======== SOURCE MATERIAL ========
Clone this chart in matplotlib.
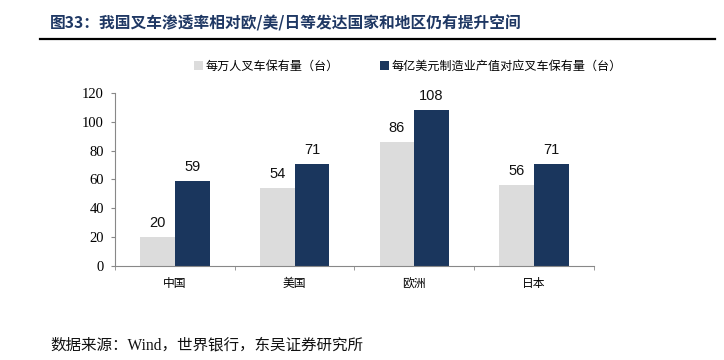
import matplotlib
matplotlib.use('Agg')
import matplotlib.pyplot as plt
import numpy as np

plt.rcParams['font.family'] = ['Noto Sans CJK SC', 'DejaVu Sans']

# data
regions = ['中国', '美国', '欧洲', '日本']
per_10k_people = [20, 54, 86, 56]
per_100m_usd = [59, 71, 108, 71]
series_names = ['每万人叉车保有量（台）', '每亿美元制造业产值对应叉车保有量（台）']
yticks = [0, 20, 40, 60, 80, 100, 120]

gray = '#DCDCDC'
navy = '#1A365D'

fig = plt.figure(figsize=(7.24, 3.6), dpi=100)
ax = fig.add_axes([0.159, 0.261, 0.661, 0.481])

x = np.arange(len(regions))
width = 0.29
b1 = ax.bar(x - width / 2, per_10k_people, width, color=gray, label=series_names[0])
b2 = ax.bar(x + width / 2, per_100m_usd, width, color=navy, label=series_names[1])

for bars in (b1, b2):
    for bar in bars:
        h = bar.get_height()
        ax.annotate(f'{h:.0f}', xy=(bar.get_x() + bar.get_width() / 2, h),
                    xytext=(0, 5), textcoords='offset points',
                    ha='center', va='bottom', fontsize=10.5,
                    family='Liberation Sans', color='#111111')

ax.set_xlim(-0.5, len(regions) - 0.5)
ax.set_ylim(0, 120)
ax.set_yticks(yticks)
ax.set_yticklabels([str(t) for t in yticks], family='Liberation Serif', fontsize=10.5)
ax.set_xticks(x)
ax.set_xticklabels(regions, fontsize=8.5)
ax.tick_params(axis='x', length=0, pad=8)
ax.set_xticks(np.arange(-0.5, len(regions)), minor=True)
ax.tick_params(axis='x', which='minor', length=3, color='#888888', direction='out')
ax.tick_params(axis='y', length=3, color='#888888', direction='out', pad=5)

for s in ['top', 'right']:
    ax.spines[s].set_visible(False)
for s in ['left', 'bottom']:
    ax.spines[s].set_color('#888888')
    ax.spines[s].set_linewidth(0.8)

ax.legend(loc='lower left', bbox_to_anchor=(0.155, 1.09), ncol=2, frameon=False,
          fontsize=8.7, handlelength=0.75, handleheight=0.75, handletextpad=0.2,
          columnspacing=3.4, borderaxespad=0)

fig.text(0.069, 0.936, '图33：我国叉车渗透率相对欧/美/日等发达国家和地区仍有提升空间',
         fontsize=11.3, fontweight='bold', color='#1F3864', va='center')
fig.add_artist(plt.Line2D([0.055, 0.988], [0.893, 0.893], color='black', linewidth=1.6))
fig.text(0.069, 0.04, '数据来源：Wind，世界银行，东吴证券研究所',
         fontsize=11.2, color='#111111', va='center',
         family=['Liberation Serif', 'Noto Sans CJK SC'])

fig.savefig('out.png', dpi=100)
========
# AIM:
Pick out each line above that includes "matplotlib" and show it.

# THE SOLUTION:
Clone this chart in matplotlib.
import matplotlib
matplotlib.use('Agg')
import matplotlib.pyplot as plt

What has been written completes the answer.